### Data entries
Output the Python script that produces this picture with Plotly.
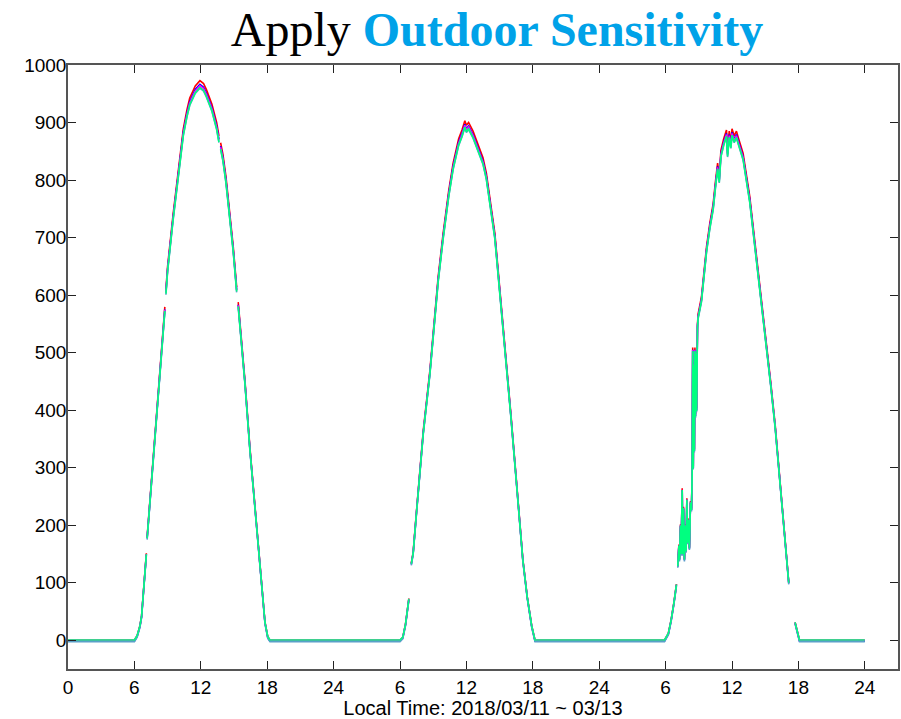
import plotly.graph_objects as go

# ---------------- data ----------------
# local time (h) and irradiance (W/m2); None = data gap
local_d1 = [0.0, 6.0, 6.25, 6.5, 6.65, 7.0, 7.08, 7.11, 7.15, 7.5, 7.7, 8.0, 8.5, 8.75, 8.8,
            8.85, 9.0, 9.5, 9.97, 10.42, 10.75, 11.0, 11.5, 11.92, 12.25, 12.5, 13.0, 13.43,
            13.64, 13.7, 13.79, 14.0, 14.27, 14.5, 14.93, 15.24, 15.3, 15.38, 15.6, 15.99,
            16.44, 16.9, 17.34, 17.55, 17.8, 18.05, 18.25]
irr_d1 = [0, 0, 8, 25, 42, 120, 150, None, 178, 262, 314, 395, 510, 575, None,
          605, 645, 735, 806, 882, 915, 935, 956, 965, 960, 950, 925, 893,
          870, None, 858, 838, 800, 760, 679, 609, None, 583, 535, 448,
          332, 227, 123, 75, 31, 6, 0]

local_d2 = [6.0, 6.25, 6.5, 6.8, 6.9, 7.02, 7.19, 7.5, 8.1, 8.7, 9.45, 9.9, 10.4, 10.8,
            11.3, 11.6, 11.86, 12.0, 12.2, 12.6, 13.2, 13.5, 13.8, 14.2, 14.57, 15.0,
            15.5, 15.8, 16.0, 16.5, 17.1, 17.5, 17.9, 18.2]
irr_d2 = [0, 5, 28, 72, None, 133, 152, 225, 361, 465, 627, 702, 775, 823,
          865, 880, 896, 888, 893, 878, 847, 832, 806, 755, 702, 610,
          505, 445, 395, 280, 140, 75, 25, 0]

local_d3 = [5.9, 6.25, 6.5, 6.75, 6.98, 7.05, 7.1, 7.2, 7.25, 7.35, 7.4, 7.5, 7.55, 7.62,
            7.7, 7.78, 7.85, 7.92, 8.0, 8.08, 8.15, 8.25, 8.34, 8.4, 8.45, 8.5, 8.55, 8.6,
            8.65, 8.7, 8.75, 8.8, 8.88, 8.94, 9.24, 9.5, 9.7, 10.0, 10.3, 10.5, 10.7, 10.85,
            11.0, 11.25, 11.5, 11.6, 11.75, 11.9, 12.0, 12.2, 12.4, 12.6, 13.0, 13.6, 14.0,
            14.5, 14.8, 15.0, 15.5, 15.9, 16.0, 16.5, 17.0, 17.13, 17.4, 17.7, 18.0, 18.1,
            24.0]
irr_d3 = [0, 12, 35, 65, 97, None, 129, 165, 140, 200, 150, 262, 150, 230,
          140, 200, 155, 245, 170, 210, 160, 240, 227, 291, 505, 300, 480, 330,
          505, 390, 500, 400, 545, 563, 592, 640, 679, 720, 753, 790, 823, 800,
          845, 865, 880, 845, 878, 860, 882, 870, 878, 865, 840, 766, 700,
          615, 569, 535, 445, 372, 350, 240, 130, 100, None, 31, 5, 0,
          0]

day_offsets = [0, 24, 48]

# per-sensor outdoor sensitivity (gain) and dark offset
sensor_names = ["Sensor 1", "Sensor 2", "Sensor 3", "Sensor 4", "Sensor 5"]
sensor_colors = ["#FF0000", "#0000FF", "#FF00FF", "#5AA0C8", "#00FF80"]
sensor_gain = [1.008, 1.003, 0.999, 0.997, 0.995]
sensor_offset = [0.0, -1.5, 0.0, -2.5, 0.5]

x_tickvals = [0, 6, 12, 18, 24, 30, 36, 42, 48, 54, 60, 66, 72]
x_ticktext = ["0", "6", "12", "18", "24", "6", "12", "18", "24", "6", "12", "18", "24"]
y_tickvals = [0, 100, 200, 300, 400, 500, 600, 700, 800, 900, 1000]

# ---------------- build ----------------
hours = []
base = []
for off, lt, v in zip(day_offsets, [local_d1, local_d2, local_d3], [irr_d1, irr_d2, irr_d3]):
    hours += [off + t for t in lt]
    base += v

fig = go.Figure()
for name, col, g, o in zip(sensor_names, sensor_colors, sensor_gain, sensor_offset):
    y = [None if b is None else b * g + o for b in base]
    fig.add_trace(go.Scatter(x=hours, y=y, mode="lines", name=name,
                             line=dict(color=col, width=1.6), connectgaps=False,
                             showlegend=False))

tick_font = dict(family="Arial, Liberation Sans, sans-serif", size=19, color="black")
xtitle_font = dict(family="Arial, Liberation Sans, sans-serif", size=20, color="black")

fig.update_layout(
    width=901, height=719,
    margin=dict(l=68, r=3, t=65, b=50),
    paper_bgcolor="white", plot_bgcolor="white",
    title=dict(
        text="Apply <b><span style='color:#00A2E8'>Outdoor Sensitivity</span></b>",
        font=dict(family="Times New Roman, Liberation Serif, serif", size=48, color="black"),
        x=497 / 901, xanchor="center", xref="container",
        y=1 - 29 / 719, yanchor="middle", yref="container"),
    xaxis=dict(range=[0, 75], tickvals=x_tickvals, ticktext=x_ticktext,
               ticks="inside", ticklen=8, tickwidth=1.2, tickcolor="#222",
               showline=True, linecolor="#555", linewidth=1.5, mirror="ticks",
               showgrid=False, zeroline=False, tickfont=tick_font,
               title=dict(text="Local Time: 2018/03/11 ~ 03/13", font=xtitle_font, standoff=0),
               automargin=False),
    yaxis=dict(range=[-50, 1000], tickvals=y_tickvals,
               ticks="inside", ticklen=8, tickwidth=1.2, tickcolor="#222",
               showline=True, linecolor="#555", linewidth=1.5, mirror="ticks",
               showgrid=False, zeroline=False, tickfont=tick_font,
               ticklabelstandoff=-4, automargin=False),
)

fig.write_html("out.html", config={"displayModeBar": False},
               post_script="document.body.style.margin='0';")
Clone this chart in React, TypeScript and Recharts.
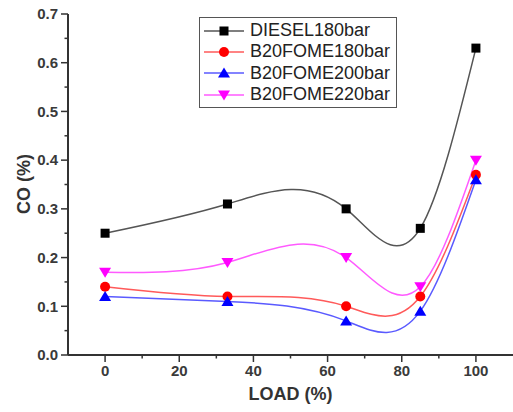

### What is asked
Write out the records above exactly as they appear, leaving out any pictures.

### Answer to the task
Output the Python script that produces this picture with Plotly.
import plotly.graph_objects as go

# ---------------- data ----------------
# local time (h) and irradiance (W/m2); None = data gap
local_d1 = [0.0, 6.0, 6.25, 6.5, 6.65, 7.0, 7.08, 7.11, 7.15, 7.5, 7.7, 8.0, 8.5, 8.75, 8.8,
            8.85, 9.0, 9.5, 9.97, 10.42, 10.75, 11.0, 11.5, 11.92, 12.25, 12.5, 13.0, 13.43,
            13.64, 13.7, 13.79, 14.0, 14.27, 14.5, 14.93, 15.24, 15.3, 15.38, 15.6, 15.99,
            16.44, 16.9, 17.34, 17.55, 17.8, 18.05, 18.25]
irr_d1 = [0, 0, 8, 25, 42, 120, 150, None, 178, 262, 314, 395, 510, 575, None,
          605, 645, 735, 806, 882, 915, 935, 956, 965, 960, 950, 925, 893,
          870, None, 858, 838, 800, 760, 679, 609, None, 583, 535, 448,
          332, 227, 123, 75, 31, 6, 0]

local_d2 = [6.0, 6.25, 6.5, 6.8, 6.9, 7.02, 7.19, 7.5, 8.1, 8.7, 9.45, 9.9, 10.4, 10.8,
            11.3, 11.6, 11.86, 12.0, 12.2, 12.6, 13.2, 13.5, 13.8, 14.2, 14.57, 15.0,
            15.5, 15.8, 16.0, 16.5, 17.1, 17.5, 17.9, 18.2]
irr_d2 = [0, 5, 28, 72, None, 133, 152, 225, 361, 465, 627, 702, 775, 823,
          865, 880, 896, 888, 893, 878, 847, 832, 806, 755, 702, 610,
          505, 445, 395, 280, 140, 75, 25, 0]

local_d3 = [5.9, 6.25, 6.5, 6.75, 6.98, 7.05, 7.1, 7.2, 7.25, 7.35, 7.4, 7.5, 7.55, 7.62,
            7.7, 7.78, 7.85, 7.92, 8.0, 8.08, 8.15, 8.25, 8.34, 8.4, 8.45, 8.5, 8.55, 8.6,
            8.65, 8.7, 8.75, 8.8, 8.88, 8.94, 9.24, 9.5, 9.7, 10.0, 10.3, 10.5, 10.7, 10.85,
            11.0, 11.25, 11.5, 11.6, 11.75, 11.9, 12.0, 12.2, 12.4, 12.6, 13.0, 13.6, 14.0,
            14.5, 14.8, 15.0, 15.5, 15.9, 16.0, 16.5, 17.0, 17.13, 17.4, 17.7, 18.0, 18.1,
            24.0]
irr_d3 = [0, 12, 35, 65, 97, None, 129, 165, 140, 200, 150, 262, 150, 230,
          140, 200, 155, 245, 170, 210, 160, 240, 227, 291, 505, 300, 480, 330,
          505, 390, 500, 400, 545, 563, 592, 640, 679, 720, 753, 790, 823, 800,
          845, 865, 880, 845, 878, 860, 882, 870, 878, 865, 840, 766, 700,
          615, 569, 535, 445, 372, 350, 240, 130, 100, None, 31, 5, 0,
          0]

day_offsets = [0, 24, 48]

# per-sensor outdoor sensitivity (gain) and dark offset
sensor_names = ["Sensor 1", "Sensor 2", "Sensor 3", "Sensor 4", "Sensor 5"]
sensor_colors = ["#FF0000", "#0000FF", "#FF00FF", "#5AA0C8", "#00FF80"]
sensor_gain = [1.008, 1.003, 0.999, 0.997, 0.995]
sensor_offset = [0.0, -1.5, 0.0, -2.5, 0.5]

x_tickvals = [0, 6, 12, 18, 24, 30, 36, 42, 48, 54, 60, 66, 72]
x_ticktext = ["0", "6", "12", "18", "24", "6", "12", "18", "24", "6", "12", "18", "24"]
y_tickvals = [0, 100, 200, 300, 400, 500, 600, 700, 800, 900, 1000]

# ---------------- build ----------------
hours = []
base = []
for off, lt, v in zip(day_offsets, [local_d1, local_d2, local_d3], [irr_d1, irr_d2, irr_d3]):
    hours += [off + t for t in lt]
    base += v

fig = go.Figure()
for name, col, g, o in zip(sensor_names, sensor_colors, sensor_gain, sensor_offset):
    y = [None if b is None else b * g + o for b in base]
    fig.add_trace(go.Scatter(x=hours, y=y, mode="lines", name=name,
                             line=dict(color=col, width=1.6), connectgaps=False,
                             showlegend=False))

tick_font = dict(family="Arial, Liberation Sans, sans-serif", size=19, color="black")
xtitle_font = dict(family="Arial, Liberation Sans, sans-serif", size=20, color="black")

fig.update_layout(
    width=901, height=719,
    margin=dict(l=68, r=3, t=65, b=50),
    paper_bgcolor="white", plot_bgcolor="white",
    title=dict(
        text="Apply <b><span style='color:#00A2E8'>Outdoor Sensitivity</span></b>",
        font=dict(family="Times New Roman, Liberation Serif, serif", size=48, color="black"),
        x=497 / 901, xanchor="center", xref="container",
        y=1 - 29 / 719, yanchor="middle", yref="container"),
    xaxis=dict(range=[0, 75], tickvals=x_tickvals, ticktext=x_ticktext,
               ticks="inside", ticklen=8, tickwidth=1.2, tickcolor="#222",
               showline=True, linecolor="#555", linewidth=1.5, mirror="ticks",
               showgrid=False, zeroline=False, tickfont=tick_font,
               title=dict(text="Local Time: 2018/03/11 ~ 03/13", font=xtitle_font, standoff=0),
               automargin=False),
    yaxis=dict(range=[-50, 1000], tickvals=y_tickvals,
               ticks="inside", ticklen=8, tickwidth=1.2, tickcolor="#222",
               showline=True, linecolor="#555", linewidth=1.5, mirror="ticks",
               showgrid=False, zeroline=False, tickfont=tick_font,
               ticklabelstandoff=-4, automargin=False),
)

fig.write_html("out.html", config={"displayModeBar": False},
               post_script="document.body.style.margin='0';")
Clone this chart in React, TypeScript and Recharts.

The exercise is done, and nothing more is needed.